The rufous-rumped antwren is 10 to 12 cm long and weighs about 7 to 9.5 g. It is small, slender, and long-tailed, and somewhat resembles a greenlet or New World warbler. The sexes have different plumage. Adult males of the nominate subspecies E. c. callinota have blackish lores and line through the eye on an otherwise pale gray face. Their crown and nape are black, their upper back olive, their lower back and rump bright rufous or orange brown, and their uppertail coverts olive. Their tail is dusky with olive edges on the feathers. Their wing coverts are slate gray with pale yellow tips that form two bars on the closed wing; their flight feathers are dusky with olive edges. Their throat and breast are pale gray and their belly and undertail coverts are pale yellow-green. Adult females have a brownish olive crown and grayish olive sides of their head. In both sexes, their iris is brown or dark brown, their maxilla black, their mandible shades of gray with a black tip, and their legs and feet bluish gray or gray.

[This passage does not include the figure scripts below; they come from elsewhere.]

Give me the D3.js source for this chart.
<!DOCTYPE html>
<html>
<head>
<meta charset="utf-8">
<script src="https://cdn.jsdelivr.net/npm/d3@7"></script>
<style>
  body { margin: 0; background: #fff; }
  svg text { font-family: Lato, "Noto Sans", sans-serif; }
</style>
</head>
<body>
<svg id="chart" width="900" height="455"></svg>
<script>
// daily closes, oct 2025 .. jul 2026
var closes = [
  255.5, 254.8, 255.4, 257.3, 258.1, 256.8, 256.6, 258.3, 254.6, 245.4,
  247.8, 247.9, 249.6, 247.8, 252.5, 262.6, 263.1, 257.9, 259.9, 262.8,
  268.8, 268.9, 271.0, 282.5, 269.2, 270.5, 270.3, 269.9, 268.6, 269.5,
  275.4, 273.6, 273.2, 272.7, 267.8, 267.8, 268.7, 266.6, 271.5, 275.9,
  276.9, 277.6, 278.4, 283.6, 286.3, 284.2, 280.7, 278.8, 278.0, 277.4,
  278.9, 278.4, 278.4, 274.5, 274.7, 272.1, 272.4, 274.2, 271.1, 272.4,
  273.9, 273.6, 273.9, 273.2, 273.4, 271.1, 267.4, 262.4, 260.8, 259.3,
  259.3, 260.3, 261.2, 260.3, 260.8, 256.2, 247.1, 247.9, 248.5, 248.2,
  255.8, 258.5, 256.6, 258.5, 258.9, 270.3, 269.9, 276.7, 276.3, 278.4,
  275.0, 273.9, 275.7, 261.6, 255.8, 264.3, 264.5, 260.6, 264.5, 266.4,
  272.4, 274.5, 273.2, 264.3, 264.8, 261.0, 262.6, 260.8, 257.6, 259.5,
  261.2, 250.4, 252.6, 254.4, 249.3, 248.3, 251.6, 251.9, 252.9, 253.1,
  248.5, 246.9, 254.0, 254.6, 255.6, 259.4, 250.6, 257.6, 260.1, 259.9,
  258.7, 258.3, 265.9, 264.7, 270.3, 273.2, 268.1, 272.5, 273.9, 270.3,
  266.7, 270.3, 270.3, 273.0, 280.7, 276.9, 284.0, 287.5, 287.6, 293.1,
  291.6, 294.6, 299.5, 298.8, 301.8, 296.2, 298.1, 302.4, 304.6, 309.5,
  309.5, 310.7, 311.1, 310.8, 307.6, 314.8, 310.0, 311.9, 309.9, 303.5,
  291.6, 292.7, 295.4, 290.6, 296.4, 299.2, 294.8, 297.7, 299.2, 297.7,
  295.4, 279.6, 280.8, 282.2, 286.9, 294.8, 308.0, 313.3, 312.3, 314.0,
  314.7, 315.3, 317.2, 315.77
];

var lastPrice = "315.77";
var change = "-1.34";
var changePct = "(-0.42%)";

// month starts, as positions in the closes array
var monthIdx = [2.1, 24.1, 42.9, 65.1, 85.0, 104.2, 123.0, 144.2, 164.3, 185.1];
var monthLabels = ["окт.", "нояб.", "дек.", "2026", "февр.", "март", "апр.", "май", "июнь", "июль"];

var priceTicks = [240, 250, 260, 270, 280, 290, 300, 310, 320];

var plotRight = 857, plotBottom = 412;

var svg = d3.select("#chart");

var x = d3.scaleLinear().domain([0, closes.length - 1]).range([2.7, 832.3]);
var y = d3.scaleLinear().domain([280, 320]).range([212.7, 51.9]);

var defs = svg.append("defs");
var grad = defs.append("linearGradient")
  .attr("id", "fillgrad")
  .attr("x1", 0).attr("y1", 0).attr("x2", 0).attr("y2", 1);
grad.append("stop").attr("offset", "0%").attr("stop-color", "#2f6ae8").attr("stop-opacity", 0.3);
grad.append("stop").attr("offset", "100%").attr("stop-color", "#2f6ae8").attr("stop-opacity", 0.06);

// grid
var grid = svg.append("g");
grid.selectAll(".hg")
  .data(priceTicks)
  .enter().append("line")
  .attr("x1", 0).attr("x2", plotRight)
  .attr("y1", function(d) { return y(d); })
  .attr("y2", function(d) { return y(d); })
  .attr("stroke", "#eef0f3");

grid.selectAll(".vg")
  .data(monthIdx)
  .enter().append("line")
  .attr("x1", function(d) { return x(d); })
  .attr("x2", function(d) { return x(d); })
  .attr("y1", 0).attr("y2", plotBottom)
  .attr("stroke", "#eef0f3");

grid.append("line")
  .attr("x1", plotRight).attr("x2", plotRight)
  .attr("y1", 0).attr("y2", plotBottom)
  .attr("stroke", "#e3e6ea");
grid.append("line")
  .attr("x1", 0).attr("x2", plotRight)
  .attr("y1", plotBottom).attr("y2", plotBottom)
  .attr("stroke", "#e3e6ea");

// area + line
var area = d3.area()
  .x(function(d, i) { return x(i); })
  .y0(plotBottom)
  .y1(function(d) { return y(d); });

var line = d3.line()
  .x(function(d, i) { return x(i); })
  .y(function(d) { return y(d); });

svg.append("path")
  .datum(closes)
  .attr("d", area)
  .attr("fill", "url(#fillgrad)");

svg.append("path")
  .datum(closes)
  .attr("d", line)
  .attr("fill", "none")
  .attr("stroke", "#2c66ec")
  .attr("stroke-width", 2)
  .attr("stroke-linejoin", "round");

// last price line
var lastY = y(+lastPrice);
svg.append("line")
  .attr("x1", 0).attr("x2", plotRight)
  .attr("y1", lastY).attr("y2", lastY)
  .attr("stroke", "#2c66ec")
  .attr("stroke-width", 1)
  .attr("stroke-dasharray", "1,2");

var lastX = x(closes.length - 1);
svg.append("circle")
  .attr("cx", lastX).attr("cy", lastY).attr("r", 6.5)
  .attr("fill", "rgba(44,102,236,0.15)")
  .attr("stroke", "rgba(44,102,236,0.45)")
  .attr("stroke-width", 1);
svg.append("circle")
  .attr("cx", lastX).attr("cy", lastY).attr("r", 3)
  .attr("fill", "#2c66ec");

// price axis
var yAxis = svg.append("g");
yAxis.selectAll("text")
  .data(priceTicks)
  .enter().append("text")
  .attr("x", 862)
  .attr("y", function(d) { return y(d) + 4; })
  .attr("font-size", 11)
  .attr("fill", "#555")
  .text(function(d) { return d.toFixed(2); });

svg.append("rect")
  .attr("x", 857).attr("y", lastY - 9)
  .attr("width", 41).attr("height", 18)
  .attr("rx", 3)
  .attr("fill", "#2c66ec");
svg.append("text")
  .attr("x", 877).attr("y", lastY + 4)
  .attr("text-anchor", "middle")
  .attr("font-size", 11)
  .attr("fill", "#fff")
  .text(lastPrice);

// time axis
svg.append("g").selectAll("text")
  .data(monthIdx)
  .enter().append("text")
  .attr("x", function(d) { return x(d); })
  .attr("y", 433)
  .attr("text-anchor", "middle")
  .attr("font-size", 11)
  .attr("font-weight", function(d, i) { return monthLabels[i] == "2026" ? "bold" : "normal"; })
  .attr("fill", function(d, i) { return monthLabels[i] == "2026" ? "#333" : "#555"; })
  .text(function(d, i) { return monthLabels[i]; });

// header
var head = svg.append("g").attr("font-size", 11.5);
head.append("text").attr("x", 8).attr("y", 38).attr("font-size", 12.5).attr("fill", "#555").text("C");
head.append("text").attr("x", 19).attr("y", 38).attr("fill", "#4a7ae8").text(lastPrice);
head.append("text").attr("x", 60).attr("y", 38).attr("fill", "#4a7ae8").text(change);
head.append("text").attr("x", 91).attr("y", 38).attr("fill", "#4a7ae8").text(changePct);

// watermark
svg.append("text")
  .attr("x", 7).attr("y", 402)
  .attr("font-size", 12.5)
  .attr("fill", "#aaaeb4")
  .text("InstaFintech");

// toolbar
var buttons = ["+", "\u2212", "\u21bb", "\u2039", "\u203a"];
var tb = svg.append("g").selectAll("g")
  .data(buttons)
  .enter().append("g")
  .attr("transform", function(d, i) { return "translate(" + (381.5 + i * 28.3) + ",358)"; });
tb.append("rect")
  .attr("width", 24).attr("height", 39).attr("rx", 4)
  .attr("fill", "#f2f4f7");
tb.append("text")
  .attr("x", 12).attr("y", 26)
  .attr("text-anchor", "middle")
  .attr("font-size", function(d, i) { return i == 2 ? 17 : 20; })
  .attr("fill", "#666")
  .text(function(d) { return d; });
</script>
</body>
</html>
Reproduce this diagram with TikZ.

Subspecies E. c. peruviana is very similar to the nominate but their lower breast has a yellowish green tinge giving a gradual transition from the gray breast to the yellow-green belly. Subspecies E. c. venezuelana is known well only from the holotype, a female. Its nape and upper back are darker than the nominate's, its throat whiter, and its belly a paler yellow. E. c. guianensis has a darker and richer olive back than the nominate, with brighter yellow on the wing coverts.

==Distribution and habitat==

The rufous-rumped antwren has a highly disjunct distribution. The nominate subspecies is by far the most widespread and has several separate populations. The northernmost is found on the eastern slope of the Cordillera de Talamanca in Costa Rica and Panama. The others are found in the Serranía del Darién and Santander department, south on the west slope of the Andes into Ecuador as far as El Oro Province, and on the east slope of the Andes from Sucumbíos Province in Ecuador south into northern Peru's Cajamarca and Amazonas departments. Subspecies E. c. peruviana is found south of the Marañón River in central and southeastern Peru between the departments of San Martín and Cuzco. E. c. venezuelana is found in the Serranía del Perijá that straddles the Colombia-Venezuela border and in the Andes of the Venezuelan states of Mérida and Barinas. E. c. guianensis is found in southern Guyana, central Suriname, and central French Guiana.

The rufous-rumped antwren inhabits the interior and edges of humid foothill and montane forest. In elevation it ranges between 700 and 1200 m in Costa Rica, between 700 and 2500 m in Colombia, and between 900 and 1800 m in Ecuador. In most of Peru it ranges between 1050 and 2000 m but occurs between 750 and 1000 m in Cuzco.

==Behavior==
===Movement===

The rufous-rumped antwren is a year-round resident throughout its range.

===Feeding===

The rufous-rumped antwren feeds on arthropods, though details of its diet are lacking. It typically forages in pairs that usually join mixed-species feeding flocks. It forages almost entirely in the forest canopy, acrobatically gleaning prey from leaves and sticks.

===Breeding===

The rufous-rumped antwren's breeding season in Costa Rica appears to be from February through May. Nothing else is known about its breeding biology.

===Vocalization===

The rufous-rumped antwren's song is described as "a rapidly uttered, high-pitched tsii-tsii-tsi-tsi-titititititititi that accelerates into a fast chipper or trill" and similarly as "an accelerating, rising series of high, thin notes ending in a falling, chippering trill: tew tew-tew-ti-ti-ti't't't't't't'ti". Its calls include "high tsi and ti notes".

==Status==

The IUCN has assessed the rufous-rumped antwren as being of Least Concern. It has a very large range and an estimated population of at least 50,000 mature individuals, though the latter is believed to be decreasing. No immediate threats have been identified. It is considered rare in Costa Rica and uncommon in Colombia, Ecuador, and Peru. "There are no quantitative data on human effects on Rufous-rumped Antwren, but throughout its range it is vulnerable to habitat loss or degradation by human activities such as forest clearing for agriculture."